Jessica Pratt - Quiet Signs - Albums - Reviews - Soundblab

Jessica Pratt - Quiet Signs

by Bill Golembeski Rating:8 Release Date:2019-02-08
Jessica Pratt - Quiet Signs
Jessica Pratt - Quiet Signs

Jessica Pratt’s music is the stuff, to quote Carl Sagan, that “tallies the fall of every sparrow.”

And that’s not a criticism: This is a sensitive and mysterious singer-songwriter record that is a gentle combustion of picked guitar, plaintive piano, and a distant and dancing flute. Jessica has the voice of innocence that has been aged in one of those bourbon barrels that makes my Scottish ale taste so good.

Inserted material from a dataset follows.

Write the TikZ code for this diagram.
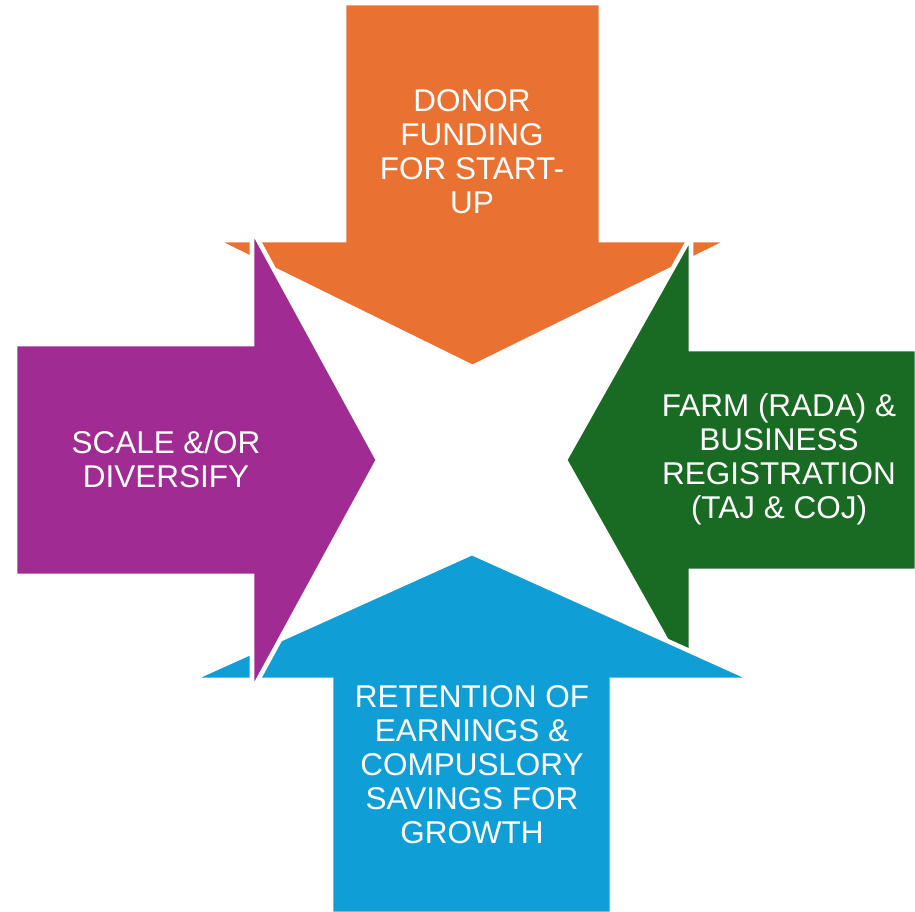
\documentclass[tikz,border=0pt]{standalone}
\usepackage{fontspec}
\setmainfont{Liberation Sans}
\definecolor{accOrange}{HTML}{E97132}
\definecolor{accGreen}{HTML}{196B24}
\definecolor{accBlue}{HTML}{0F9ED5}
\definecolor{accPurple}{HTML}{A02B93}
\tikzset{every picture/.style={line width=0.75pt}}
\tikzset{
  arrowshape/.style={draw=white, line width=3.4pt, line join=miter},
  arrowtext/.style={text=white, inner sep=0.75pt, align=center, font=\fontsize{23.6}{25.5}\selectfont}
}
\begin{document}
\begin{tikzpicture}[x=0.75pt,y=0.75pt,yscale=-1,xscale=1]
\useasboundingbox (0,0) rectangle (915,912);

%Shape: Down Arrow [id:top]
\draw [arrowshape, fill=accOrange]  (344,3) -- (601,3) -- (601,240) -- (731,240) -- (472.5,367) -- (214,240) -- (344,240) -- cycle ;
%Shape: Left Arrow [id:right]
\draw [arrowshape, fill=accGreen]  (917,349) -- (691,349) -- (691,236) -- (565,460) -- (691,684) -- (691,571) -- (917,571) -- cycle ;
%Shape: Up Arrow [id:bottom]
\draw [arrowshape, fill=accBlue]  (331,914) -- (331,680) -- (190,680) -- (472,553) -- (754,680) -- (612,680) -- (612,914) -- cycle ;
%Shape: Right Arrow [id:left]
\draw [arrowshape, fill=accPurple]  (15,344) -- (252,344) -- (252,229) -- (378,460) -- (252,691) -- (252,576) -- (15,576) -- cycle ;

% Text Node
\node (donor) [arrowtext] at (472,152) {DONOR\\FUNDING\\FOR START-\\UP};
% Text Node
\node (farm) [arrowtext] at (779,459) {FARM (RADA) \&\\BUSINESS\\REGISTRATION\\(TAJ \& COJ)};
% Text Node
\node (retention) [arrowtext] at (472,765) {RETENTION OF\\EARNINGS \&\\COMPUSLORY\\SAVINGS FOR\\GROWTH};
% Text Node
\node (scale) [arrowtext] at (166,459) {SCALE \&/OR\\DIVERSIFY};

\end{tikzpicture}
\end{document}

This album sips time, and it echoes the sublime music of Vashti Bunyan, Bridget St. John, Sibylle Baier, Meg Baird, and the ephemeral mysticism of David Crosby’s “Guinevere.”

You know, there’s a Seinfeld episode in which Kramer dates a low talker who created the puffy shirt. Of course, all within earshot must bend forward to earnestly attempt to hear the woman’s words. This album is a bit like that.

And, once again, that’s not a criticism: This is coffee house folk music that compels the late-night caffeine consumer to lean forward in silent respect for very quiet and very beautiful sounds that fall into the late evening hours.

This music demands, in its own quiet way, patient attention.

The album is one of simple beauty. “Opening Night” is a piano instrumental overture with wordless vocals. It’s deep, with a lot of space between the notes. But “As the World Turns” begins with a strummed guitar and the innocent-aged bourbon barrel voice. The melody is worth a thousand pictures and flickers like that old zoopraxiscope Eadweard Muybridge very first film of Occident, the cinematic hero and forever running horse.

Odd: this music is very sepia old and new at the same time.

Odd (again): my friend, Kilda Defnut, says the same thing about the universe.

And records spin forever, just like a horse captured on film will always run in a Grecian Urn sort of way.

“Fare Thee Well” continues in the strummed melodic beauty. A flute flirts as Jessica’s voice plays with time. This is approaching Nick Drake territory.

The simple beauty continues. “Here My Love” sings the melody of silence. And “Poly Blue,” again, is folk purity that (almost) hints at some melody of a great Petula Clark hit song from the Sixties swinging London. “This Time Around” is spooky and pretty as its melody pleads its patient pace.

And the silent beauty continues to continue. “Crossing” haunts its own vinyl grooves. “Silent” almost sings for itself. This is a late-night introspective tune that quietly burns like a candle.

The final song, “Aeroplane,” extends the mystery. It bops (in a folky way) and loves the spectral world. It hovers in the coffee house air of long ago that is, suddenly, the very here and the very now.

Low talking that cares about the tally of every fallen sparrow, matters, once again. Yeah, this album is too brief at twenty-seven minutes. But, yeah (again), that can be forgiven, because this record is the quiet glade of folk music coffee house beauty.